Ao observar os resultados globais do pleito chama a atenção a maior fragmentação partidária, a exemplo do que já observamos nacionalmente em 2018 quando 30 partidos passaram a ter representação política no Legislativo nacional e, agora em 2020, idem. Nos municípios, dois partidos grandes, MDB e PSDB, continuam a encolher desde as eleições municipais de 2004. Exceto o PSDB em 2016 comparado à 2012 quando havia obtido tímido crescimento ao sair de 5.260 vereadores para 5.364. Fora isso, a queda de ambas as siglas é ininterrupta e, nas eleições 2020, os tucanos podem ter sentido o “baque” mais forte. Perderam 987 vereadores no país ao compararmos 2020 com 2016. Saíram de segundo maior partido em termos de representação política para o quarto lugar. Observaram outros partidos de direita e de centro crescerem: PP, que aumentou 34%, saindo de 4.743 em 2016 para 6.346; DEM, com crescimento de quase 50%, ao sair de 2.905 vereadores em 2016 para 4.341 em 2020, chegando próximo ao patamar que possuía há 12 anos, em 2008 (4.802 vereadores) e; PSD, o qual havia nascido grande ao disputar as eleições de 2012 e obter mais de 4 mil cadeiras para vereador, sendo que cresceu expressivamente agora em 2020 quando comparado a 2016, tornando-se o terceiro maior partido (saiu de 4.639 para 5.694). De modo geral, os partidos que estão na centro-direita para a direita, cresceram nos municípios, além das siglas já citadas, REPUBLICANOS e PL avançaram também. O que os eleitores rechaçaram nas urnas foram radicalismos à direita, ao menos nas câmaras municipais.

No campo da centro-esquerda e esquerda, a maioria dos partidos perderam em representação política. A despeito do entusiasmo dos simpatizantes, a esquerda segue desorganizada e sendo a minoria tanto à frente das prefeituras quanto das câmaras municipais. É fato que algumas candidaturas ao Executivo, como a de Guilherme Boulos em São Paulo, tenha animado a militância e criado esperanças para o avanço de tais partidos a longo prazo, além do importante surgimento de novas lideranças. No entanto, não há tantas razões assim para comemoração dessa família de partidos. Apenas para o PSOL, o qual cresceu quase 60% em relação ao que era nos municípios, saindo de 56 cadeiras em 2016 e indo para 89 agora em 2020. Ainda assim não podemos desconsiderar o fato de continuar sendo um partido nanico em termos de capilaridade política. A diminuição mais expressiva na representação política foi do PV, o qual saiu de 1.522 vereadores eleitos em 2016 para 805 em 2020 e; do PCdoB, o qual possuía 1.002 vereadores em 2016 e, agora, contará com 694. Fora eles, PSB, PDT e PT também amargaram derrotas ao perderem força em vários municípios.

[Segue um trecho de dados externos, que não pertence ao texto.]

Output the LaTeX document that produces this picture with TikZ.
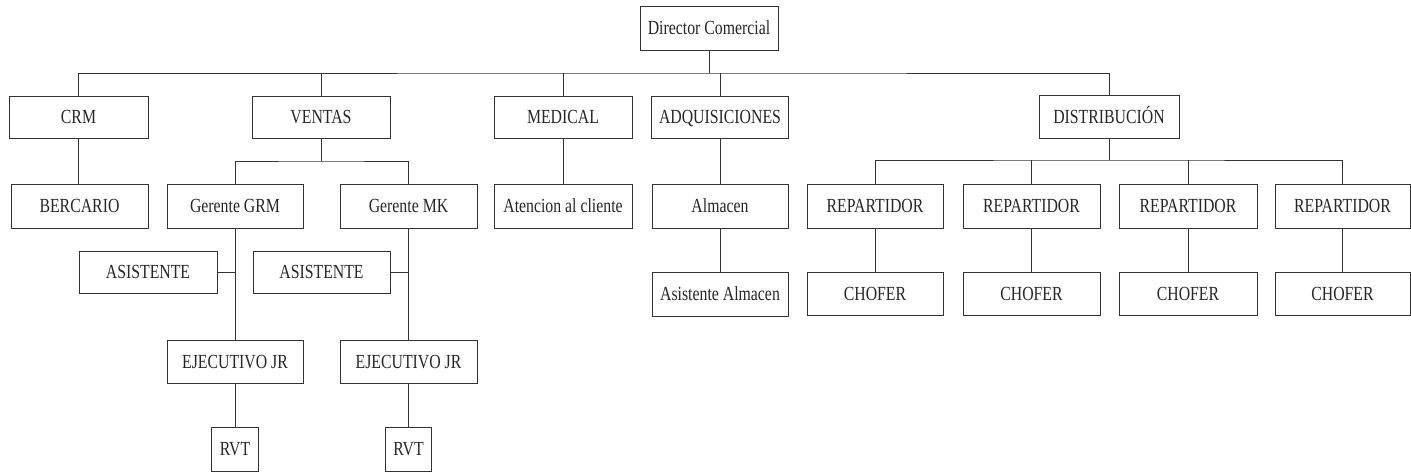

Portanto, se por um lado há um sopro de esperança para os que desejam ver mudanças nas urnas, como a eleição de transexuais e mais negros que em 2016, o que é muito importante em termos de voz e pluralidade de demandas, ideias e valores projetados na esfera pública, por outro lado o perfil dos vereadores praticamente se manteve inalterado. Continuamos a eleger mais homens, brancos, casados e com média de idade na casa dos 44 anos e filiados a partidos de centro-direita e direita. No caso da representação das mulheres, embora essa tenha sido a primeira eleição municipal na qual os partidos tiveram que direcionar 30% dos recursos de financiamento de campanhas para elas, ainda assim avançamos muito pouco na representação feminina. Das cerca de 13% das mulheres eleitas em 2016, chegamos à 16% agora em 2020. As eleições municipais de 2020 para as câmaras municipais mostraram um Brasil que avançou em algumas pautas identitárias e de minorias, mas dentro da velha lógica de mudar tentando não tirar nada do lugar. A conferir como tais representantes se comportarão nos próximos quatro anos. Esse é o nosso dever como cidadãos.